Club Voltaire, Haaggasse 26b, 72070 Tübingen
Veranstalter: Club Voltaire
Workshop zum 50. Todestag Max Horkheimers am 7. Juli 1973
mit Dr. Michael Weingarten
Es scheint sich eine Stimmungs- und Problemlage zu wiederholen, die es von den 1960er Jahren bis zum Ende der 1980er Jahre dominierend schon einmal gegeben hat: Auf die drohende Gefahr eines Atomkrieges, die unkalkulierbaren Risiken der Kernkraftwerkstechnologien und die Zerstörung der menschheitlichen Lebensgrundlagen wurde in einer breiten politischen Öffentlichkeit auf die aus der Bibel bekannten apokalyptischen Bilder zurückgegriffen – im Unterschied aber zu den religiösen Texten nicht in der Erwartung einer durch Zerstörungen einer Apokalypse „neuen und besseren Welt“, sondern in der Befürchtung eines absoluten Endes der irdischen Welt, so wie sie bis dahin bekannt war.
Die Radikalisierung apokalyptischer Erwartungen losgelöst von der biblischen „Heilserwartung“ brachte Intellektuelle wie Günther Anders dazu, offen zu Gewalt gegen und die Ermordung von Politikern aufzufordern, die für den Untergang der Menschheit verantwortlich seien. Oder der Religionshistoriker Hans Jonas liebäugelte mit totalitären Diktaturen; denn nur diese hätten die Macht- und Gewaltmittel, vermeintliche Lösungen der Umweltprobleme durchzusetzen.
n diesem Sinne zeigt die Selbstbezeichnung „Letzte Generation“ auf die biblisch-apokalyptischen Bilder, leiten die Akteure dieser Bewegungen die Notwendigkeit immer radikalerer Protestformen ab und legitimieren diese als „Notwehr“. Die staatlichen Instanzen reagieren wie üblich mit ebenfalls zunehmend härterer Gewalt und strafrechtlichen Sanktionen – und gerade dieses Vorgehen des Staates gegen berechtigte Forderungen der Demonstrierenden findet in der Öffentlichkeit große Zustimmung.

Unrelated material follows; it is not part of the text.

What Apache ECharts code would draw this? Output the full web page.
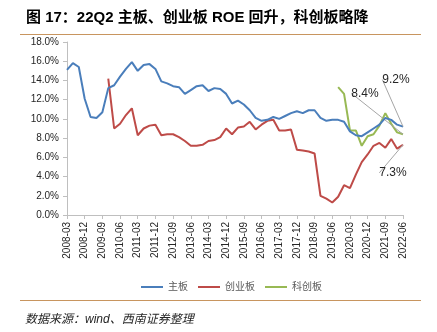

Max Horkheimer scheint auf den ersten Blick eine ähnlich apokalyptische Position zu vertreten, wenn er sagt, man müsse theoretisch Pessimist sein und das Schlimmste erwarten. Aber, so fügt er sofort hinzu, um dann politisch und praktisch Optimist zu sein – was nichts anderes heißt, als „das Gute“ zu versuchen und das theoretisch erwartete Schlimmste in der Praxis zu verhindern und zu verändern. Unter dem Titel „Vielfachkrise“ soll diese von Horkheimer angebotene Alternative herausgearbeitet, auf ihre politische Relevanz hin überprüft und in ihrer Tragfähigkeit für unsere doch ganz andere Gegenwart diskutiert werden.
Ein Reader mit Texten von Max Horkheimer, Günther Anders und Hans Jonas sowie dem geplanten Ablauf des Workshops wird von der Rosa-Luxemburg-Stiftung an die angemeldeten Teilnehmer*innen verschickt.
Michael Weingarten, Philosoph mit den Arbeitsschwerpunkten Dialektik, Sozialphilosophie, politische Philosophie sowie Theorie und Geschichte gesellschaftlicher Naturverhältnisse. Bis zur Verrentung 2020 wissenschaftlicher Mitarbeiter der Universität Stuttgart sowie Honorarprofessor an der Universität Marburg.